MINI Beachcomber Concept|21世紀のMiniモーク
MINI Beachcomber Concept|MINI ビーチコマー コンセプト
21世紀のMiniモーク
BMWグループのMINIが、コンセプトカー「MINI ビーチコマー コンセプト」を発表した。
文=ジラフ
2010年のデトロイトショーでお披露目
このモデルは、2008年のパリモーターショーで発表された『MINIクロスオーバーコンセプト』をさらに市販化バージョンに近いかたちにしたもので、2010年1月11日に開幕されるデトロイトモーターショーにおいて、お披露目されるという。
このモデルのテーマは、「21世紀のMiniモーク」。
Miniモークとは1964年に発表されたMiniをベースとした、アウトドアテイストたっぷりのモデル。なんとルーフやサイドウインドウはなく、一切の装飾を取り外したシンプルな設計は、アメリカやオーストラリアを中心に人気となったクルマだ。
市販バージョンは今年秋に正式デビュー
そのコンセプトを現代的に解釈したのが、この「MINI ビーチコマー コンセプト」だという。当然のことながら、サイドドアやルーフは装備されていないが、雨が降れば、幌や簡易ドアを取り付けることは可能。レジャービークルとして割り切れば、こんなに楽しいクルマはないだろう。しかし、安全面にも力は入れられ、強固なフレームやピラーなどによって高い安全性はキープされている。
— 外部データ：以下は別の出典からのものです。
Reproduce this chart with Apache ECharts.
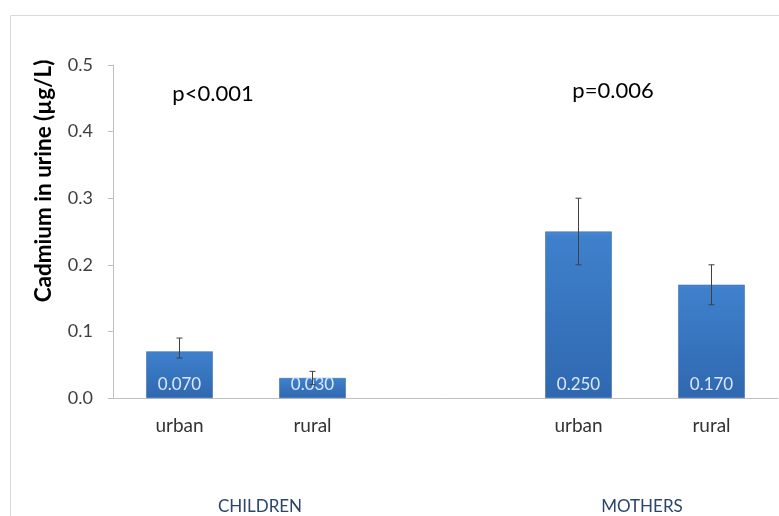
<!DOCTYPE html>
<html><head><meta charset="utf-8">
<script src="https://cdn.jsdelivr.net/npm/echarts@6/dist/echarts.min.js"></script>
<style>html,body{margin:0;padding:0;background:#fff}#c{width:779px;height:516px}</style>
</head><body><div id="c"></div>
<script>
const categories = ['urban', 'rural', '', 'urban', 'rural'];
const means = [0.070, 0.030, null, 0.250, 0.170];
const errLow = [0.060, 0.020, null, 0.200, 0.140];
const errHigh = [0.090, 0.040, null, 0.300, 0.200];
const valueLabels = ['0.070', '0.030', '', '0.250', '0.170'];
const groupLabels = ['CHILDREN', 'MOTHERS'];
const pValues = ['p<0.001', 'p=0.006'];
const yTitle = 'Cadmium in urine (\u00b5g/L)';

const FONT = 'Lato, "Open Sans", sans-serif';
const chart = echarts.init(document.getElementById('c'));
const errData = categories.map((c, i) => [i, errLow[i], errHigh[i]]).filter(d => d[1] != null);

chart.setOption({
  animation: false,
  grid: { left: 113, right: 1, top: 65, bottom: 118 },
  xAxis: {
    type: 'category', data: categories,
    axisLine: { lineStyle: { color: '#bfbfbf', width: 1 } },
    axisTick: { show: false },
    axisLabel: { color: '#333', fontSize: 19, fontFamily: FONT, margin: 18 }
  },
  yAxis: {
    type: 'value', min: 0, max: 0.5, interval: 0.1,
    axisLine: { show: true, lineStyle: { color: '#bfbfbf' } },
    axisTick: { show: true, length: 5, lineStyle: { color: '#bfbfbf' } },
    splitLine: { show: false },
    axisLabel: { color: '#404040', fontSize: 18, fontFamily: FONT, margin: 20,
      formatter: v => v.toFixed(1) }
  },
  series: [
    {
      type: 'bar', data: means, barWidth: '50%',
      itemStyle: {
        color: new echarts.graphic.LinearGradient(0, 0, 0, 1, [
          { offset: 0, color: '#4a8ad6' }, { offset: 0.03, color: '#3f80cc' },
          { offset: 1, color: '#2f68b0' }
        ]),
        borderColor: '#2b5f9f', borderWidth: 0.5
      },
      label: {
        show: true, position: 'insideBottom', distance: 5,
        color: '#dce8f6', fontSize: 17, fontFamily: FONT,
        formatter: p => valueLabels[p.dataIndex]
      }
    },
    {
      type: 'custom', data: errData, z: 5,
      renderItem: (params, api) => {
        const x = api.value(0);
        const lo = api.coord([x, api.value(1)]);
        const hi = api.coord([x, api.value(2)]);
        const w = 3;
        const st = { stroke: '#404040', lineWidth: 1 };
        return { type: 'group', children: [
          { type: 'line', shape: { x1: lo[0], y1: lo[1], x2: hi[0], y2: hi[1] }, style: st },
          { type: 'line', shape: { x1: hi[0] - w, y1: hi[1], x2: hi[0] + w, y2: hi[1] }, style: st },
          { type: 'line', shape: { x1: lo[0] - w, y1: lo[1], x2: lo[0] + w, y2: lo[1] }, style: st }
        ]};
      }
    }
  ],
  graphic: [
    { type: 'rect', shape: { x: 10.5, y: 15.5, width: 900, height: 700 },
      style: { fill: 'none', stroke: '#d9d9d9', lineWidth: 1 }, z: -1 },
    { type: 'text', x: 44, y: 181, rotation: Math.PI / 2,
      style: { text: yTitle, fontSize: 22.5, fontWeight: 'bold', fill: '#000', fontFamily: FONT, textAlign: 'center', textVerticalAlign: 'middle' } },
    { type: 'text', x: 213, y: 94, style: { text: pValues[0], fontSize: 22, fill: '#000', fontFamily: FONT, textAlign: 'center', textVerticalAlign: 'middle' } },
    { type: 'text', x: 613, y: 91, style: { text: pValues[1], fontSize: 22, fill: '#000', fontFamily: FONT, textAlign: 'center', textVerticalAlign: 'middle' } },
    { type: 'text', x: 260, y: 507, style: { text: groupLabels[0], fontSize: 17, fill: '#2a4668', fontFamily: FONT, textAlign: 'center', textVerticalAlign: 'middle' } },
    { type: 'text', x: 642, y: 507, style: { text: groupLabels[1], fontSize: 17, fill: '#2a4668', fontFamily: FONT, textAlign: 'center', textVerticalAlign: 'middle' } }
  ]
});
</script></body></html>
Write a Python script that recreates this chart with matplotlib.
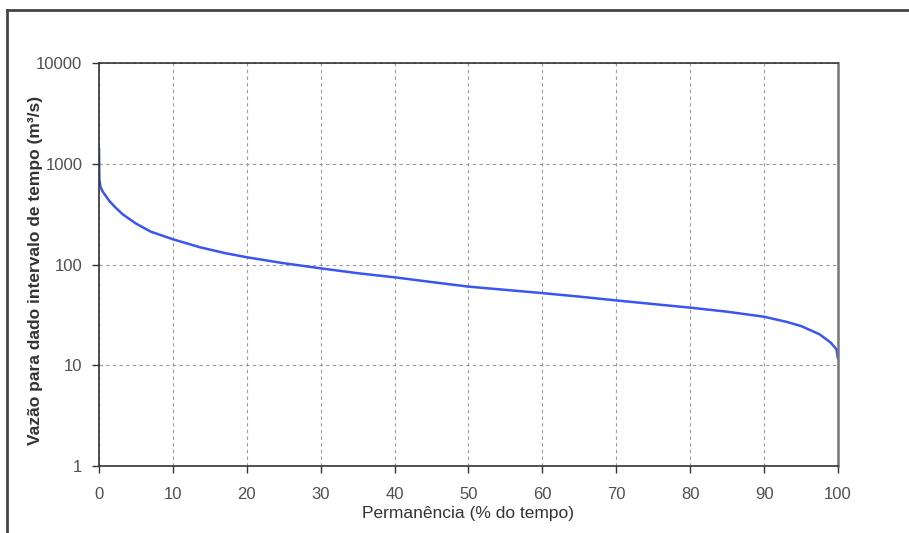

また車内は、独立4シーターのレイアウト。シートには防水加工がほどこされるというから、まさにレジャービークルとして特化したモデルに仕上げた遊び心はさすがMINIといったところだろう。
このニューモデルの市販バージョンは、2010年秋に正式デビューの予定。全長は約4メートルで、駆動方式は4WD。気になる正式名称は「モーク」ではなく「MINIクロスマン」が有力と噂されている。
BRAND HISTORY
“キドニーグリル”と丸目四灯ヘッドライトにより、ひと目でそれとわかるフロンマスクが特徴のBMW。日本の輸入車市場においても常に高い人気を誇っているが、その名前が何を意味するのか、即座に答えられるひとは意外に少ないのではないだろうか。
Bayerische Motoren Werke(バイエリッシュ・モトーレン・ヴェルケ)。直訳すれば「バイエルン地方のエンジン工場」という意味だ。前身だったラップ社は、カール・フリードリッヒ・ラップが1913年にドイツのバイエルンに設立した航空機用エンジンのメーカーで、おなじバイエルンの機体メーカーのオットー社と組んで、ビジネスを成功に導く。1916年にはバイエリッシュ・モトーレン・ヴェルケ有限会社と改称。2年後には株式会社に組織変更するとともに、バイエルンの青い空と白い雲をイメージしたプロペラのロゴマークを登録している。
その後も革新的な技術により存在感を高めたBMWだったが、第一次世界大戦の敗戦により、航空機エンジンの製造中止を余儀なくされた。そこでBWMは、もてる技術をモーターサイクルに注ぎ、1923年にはシャフトドライブの「BMW R32」を発表して注目を浴びることに。しかし、それだけでは飽きたらず、オースチンセブンをライセンス生産するディクシー社を買収。これにより自動車ビジネスの足がかりをつかみ、1929年には「BMW3/15 PS」を発売、自動車メーカーとしての歴史をスタートさせている。
ちなみに、BMWと深い関係にあったオットー社は、ガソリンエンジンの理論を確立したニコラウス・アウグスト・オットーの実の息子であるグスタフ・オットーが創立した会社。BMWが内燃機関にこだわるのは、このあたりに理由がありそうだ。